A training-free method for estimating the relative height of buildings
Keywords: 3D urban morphology, Building height, Monocular depth estimation, Graph optimization
Abstract. Urbanization’s vertical shift underscores the need for accurate building height estimation to support sustainable planning. Existing methods, limited by low-resolution data and poor generalization, cannot resolve individual buildings. We propose a training-free approach leveraging the foundation model Depth Anything V2 for relative depth estimation from high-resolution remote sensing (RS) imagery. To address GPU memory constraints, RS images are cropped into overlapping patches, and their depth predictions are unified using a height-weighted graph optimization with Levenberg–Marquardt refinement, prioritizing building-related errors.
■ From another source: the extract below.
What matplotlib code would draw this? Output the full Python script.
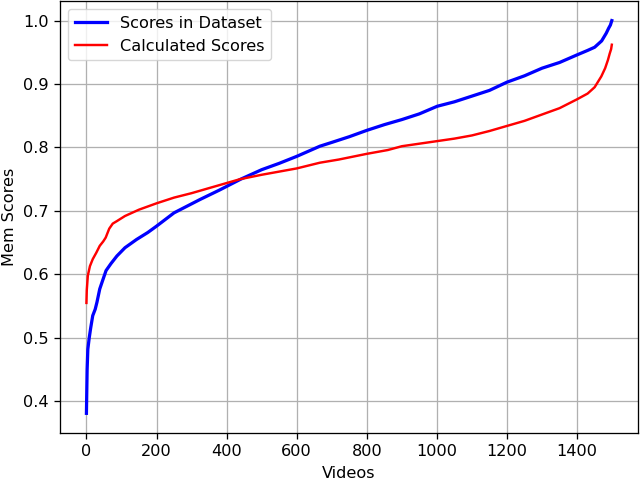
import matplotlib
matplotlib.use("Agg")
import matplotlib.pyplot as plt

# Sorted scores (video index -> score)
blue_x = [0, 2, 4, 8, 12, 18, 25, 30, 38, 46, 56, 70, 87, 110, 143, 175, 200, 250, 324, 380, 440, 500, 550, 600, 666, 700, 750, 800, 850, 900, 950, 1001, 1050, 1100, 1150, 1200, 1250, 1300, 1350, 1400, 1430, 1450, 1470, 1483, 1490, 1495, 1499]
blue_y = [0.381, 0.45, 0.482, 0.50, 0.515, 0.535, 0.545, 0.556, 0.577, 0.59, 0.606, 0.617, 0.629, 0.642, 0.655, 0.666, 0.676, 0.697, 0.718, 0.733, 0.750, 0.765, 0.775, 0.786, 0.802, 0.808, 0.817, 0.827, 0.836, 0.844, 0.853, 0.865, 0.872, 0.881, 0.890, 0.903, 0.913, 0.925, 0.934, 0.946, 0.953, 0.958, 0.968, 0.980, 0.988, 0.993, 1.0]

red_x = [0, 1, 4, 10, 18, 28, 38, 48, 55, 65, 75, 87, 110, 150, 200, 250, 300, 350, 438, 500, 560, 600, 666, 720, 800, 860, 900, 950, 1000, 1050, 1100, 1150, 1200, 1250, 1300, 1350, 1400, 1430, 1450, 1469, 1480, 1488, 1493, 1497, 1499]
red_y = [0.555, 0.575, 0.598, 0.613, 0.624, 0.634, 0.645, 0.652, 0.658, 0.672, 0.680, 0.684, 0.692, 0.702, 0.712, 0.721, 0.728, 0.736, 0.750, 0.757, 0.763, 0.767, 0.776, 0.781, 0.790, 0.796, 0.802, 0.806, 0.810, 0.814, 0.819, 0.826, 0.834, 0.842, 0.852, 0.862, 0.876, 0.885, 0.895, 0.912, 0.925, 0.938, 0.948, 0.955, 0.962]

s = 1.165
plt.rcParams.update({
    "font.size": 10 * s,
    "axes.linewidth": 0.8 * s,
    "xtick.major.size": 3.5 * s,
    "ytick.major.size": 3.5 * s,
    "xtick.major.width": 0.8 * s,
    "ytick.major.width": 0.8 * s,
    "xtick.major.pad": 3.5 * s,
    "ytick.major.pad": 3.5 * s,
    "axes.labelpad": 4.0 * s,
})

fig = plt.figure(figsize=(6.4, 4.8), dpi=100)
ax = fig.add_axes([0.094, 0.098, 0.903, 0.9])
ax.plot(blue_x, blue_y, color="blue", lw=2 * s, label="Scores in Dataset")
ax.plot(red_x, red_y, color="red", lw=1.5 * s, label="Calculated Scores")
ax.grid(True, color="#b0b0b0", lw=0.8 * s)
ax.set_xlabel("Videos")
ax.set_ylabel("Mem Scores")
ax.set_xticks([0, 200, 400, 600, 800, 1000, 1200, 1400])
ax.set_yticks([0.4, 0.5, 0.6, 0.7, 0.8, 0.9, 1.0])
ax.legend(loc="upper left")
fig.savefig("out.png", dpi=100)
A viewpoint bias filter, modeled as terrain variation, converts relative depth to height by subtracting a morphologically derived DEM. Experiments on Google satellite imagery with 0.5 m resolution over 20 km2 in Wuhan, validated against airborne LiDAR, show an R2 of 0.73 for building heights, significantly outperforming the state-of-the-art MLSBRN whose R2 is only 0.25 and which underestimates tall buildings. Without annotation or training, our scalable method accurately estimates individual building heights, generalizes across complex urban morphologies, and provides a robust solution for 3D urban studies.